Hoje em dia é preciso ser tatu. Avestruz não basta. Já foi tempo em que era suficiente estar com a cabeça na areia, fingir que não via. Hoje é de corpo inteiro, proteção total, buraco fundo. Nunca se sabe de onde vem o perigo.
Hoje em dia somos muito evoluídos, tão evoluídos que não sabemos mais nada: achamos! E achar é mais do que suficiente. Para quê factos? Para quê ciência? Para quê biologia? Somos pós-modernos, existimos numa bolha de pós-verdade onde a verdade é a minha, é a tua e é a de toda a gente.
Na verdade, mentir é discordar.
Não basta olhar para o lado, fingir que concorda, ignorar um ou dois factos. É preciso estar comprometido com a estupidez alheia. «É a verdade dela.» Como dizia um grande sábio tropicalista: “somos uns boçais”. E digo mais, somos prisioneiros da balela absurda de que todas as crenças são igualmente boas e merecem ser respeitadas.
Somos todos tatus autoaprisionados nas covas que nós próprios cavamos.
Postamos com l3tr@s no f@c3b00k e no 1nt@gr@m para não sermos censurados, cancelados, e achamos normal, ótimo mesmo. É preciso calar os fascistas… os racistas… os homofóbicos… o patriarcado… os negacionistas… os eleitores de extrema-direita… enfim, meter na areia aqueles que não querem ser tatu, que não alinham na narrativa, vestem a camisola ou acreditam na estória.
Só que não há mais verdade. Há a minha verdade, a tua verdade. Tudo é verdade. Num belo dia, uma verdade pode – e irá – tornar-se a mentira do outro.
Quando esse dia chegar, só mesmo virando tatu, entrando no buraco, porque o cancelamento é certo. Não adiantam factos nem argumentos. É a tua verdade, lembras? E a tua verdade só vale enquanto for a verdade de todos, tão inócua que o padre e a prostituta se sintam bem à vontade em partilha-la. Um desejo de “paz na Terra” que sai da boca da miss.

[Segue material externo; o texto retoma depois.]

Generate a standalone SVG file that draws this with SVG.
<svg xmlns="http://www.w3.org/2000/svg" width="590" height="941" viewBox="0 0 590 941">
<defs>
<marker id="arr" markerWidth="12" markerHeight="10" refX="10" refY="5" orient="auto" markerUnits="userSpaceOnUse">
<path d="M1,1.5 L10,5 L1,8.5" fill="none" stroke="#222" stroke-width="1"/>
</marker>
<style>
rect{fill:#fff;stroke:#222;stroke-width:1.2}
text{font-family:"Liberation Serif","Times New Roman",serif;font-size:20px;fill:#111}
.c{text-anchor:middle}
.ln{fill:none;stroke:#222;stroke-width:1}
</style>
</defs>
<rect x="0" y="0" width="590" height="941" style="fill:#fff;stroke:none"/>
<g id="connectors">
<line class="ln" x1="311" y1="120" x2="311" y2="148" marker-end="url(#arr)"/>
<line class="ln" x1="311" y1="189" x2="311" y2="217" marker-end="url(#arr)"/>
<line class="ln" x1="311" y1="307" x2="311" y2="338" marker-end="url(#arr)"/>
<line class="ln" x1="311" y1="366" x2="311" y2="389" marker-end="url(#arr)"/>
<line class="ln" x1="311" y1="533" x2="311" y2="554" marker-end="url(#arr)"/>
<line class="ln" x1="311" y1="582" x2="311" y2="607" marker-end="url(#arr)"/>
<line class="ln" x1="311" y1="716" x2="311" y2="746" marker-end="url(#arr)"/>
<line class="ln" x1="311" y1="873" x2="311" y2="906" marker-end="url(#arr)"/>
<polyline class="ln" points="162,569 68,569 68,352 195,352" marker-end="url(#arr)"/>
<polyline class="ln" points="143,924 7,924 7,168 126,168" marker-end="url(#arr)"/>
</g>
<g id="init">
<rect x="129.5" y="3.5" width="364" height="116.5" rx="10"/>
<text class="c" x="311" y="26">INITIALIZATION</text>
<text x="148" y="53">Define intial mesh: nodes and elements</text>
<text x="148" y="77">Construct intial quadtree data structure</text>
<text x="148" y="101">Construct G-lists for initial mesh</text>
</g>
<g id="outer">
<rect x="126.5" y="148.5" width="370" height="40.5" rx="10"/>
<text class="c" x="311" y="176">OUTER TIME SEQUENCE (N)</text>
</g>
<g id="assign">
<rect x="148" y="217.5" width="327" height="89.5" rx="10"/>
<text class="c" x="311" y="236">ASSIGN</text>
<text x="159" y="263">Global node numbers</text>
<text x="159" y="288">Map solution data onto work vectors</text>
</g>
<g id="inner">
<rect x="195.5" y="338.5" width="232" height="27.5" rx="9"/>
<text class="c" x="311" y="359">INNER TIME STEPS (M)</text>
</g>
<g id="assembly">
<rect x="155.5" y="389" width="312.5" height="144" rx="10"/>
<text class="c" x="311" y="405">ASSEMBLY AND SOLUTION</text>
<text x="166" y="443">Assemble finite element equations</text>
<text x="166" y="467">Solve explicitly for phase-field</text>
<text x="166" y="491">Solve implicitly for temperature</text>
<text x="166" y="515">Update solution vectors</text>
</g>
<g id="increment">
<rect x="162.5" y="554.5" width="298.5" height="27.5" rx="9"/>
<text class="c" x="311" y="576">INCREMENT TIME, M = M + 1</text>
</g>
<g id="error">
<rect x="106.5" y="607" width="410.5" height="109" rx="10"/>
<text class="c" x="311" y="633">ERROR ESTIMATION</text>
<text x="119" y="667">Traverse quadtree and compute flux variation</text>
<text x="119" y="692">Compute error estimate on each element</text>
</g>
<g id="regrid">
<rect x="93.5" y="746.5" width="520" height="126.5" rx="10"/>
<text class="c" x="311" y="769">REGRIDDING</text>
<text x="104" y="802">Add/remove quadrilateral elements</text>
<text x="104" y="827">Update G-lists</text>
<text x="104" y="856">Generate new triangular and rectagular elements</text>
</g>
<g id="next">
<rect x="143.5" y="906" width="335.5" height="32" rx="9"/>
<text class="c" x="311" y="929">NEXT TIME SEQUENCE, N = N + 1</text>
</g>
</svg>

Como dizia um grande sábio judeu, “ama o teu próximo como a ti mesmo”. E digo mais, ele estava errado! Somos pós-modernos o suficiente para saber que o certo é “ama o teu próximo e anula-te a ti mesmo”. Que maravilha é aderir a uma ideologia e sentir-se acolhido pelos braços amorosos da ignorância!
Retrair-se… calar-se… emparedar-se… ser tatu. Do sonho de voar que um dia nossos pais tiveram, resta-nos apenas o de ser avestruz, de poder colocar apenas cabeça na areia e sentir na pele um pouco da brisa livre que corre pelo fim da tarde.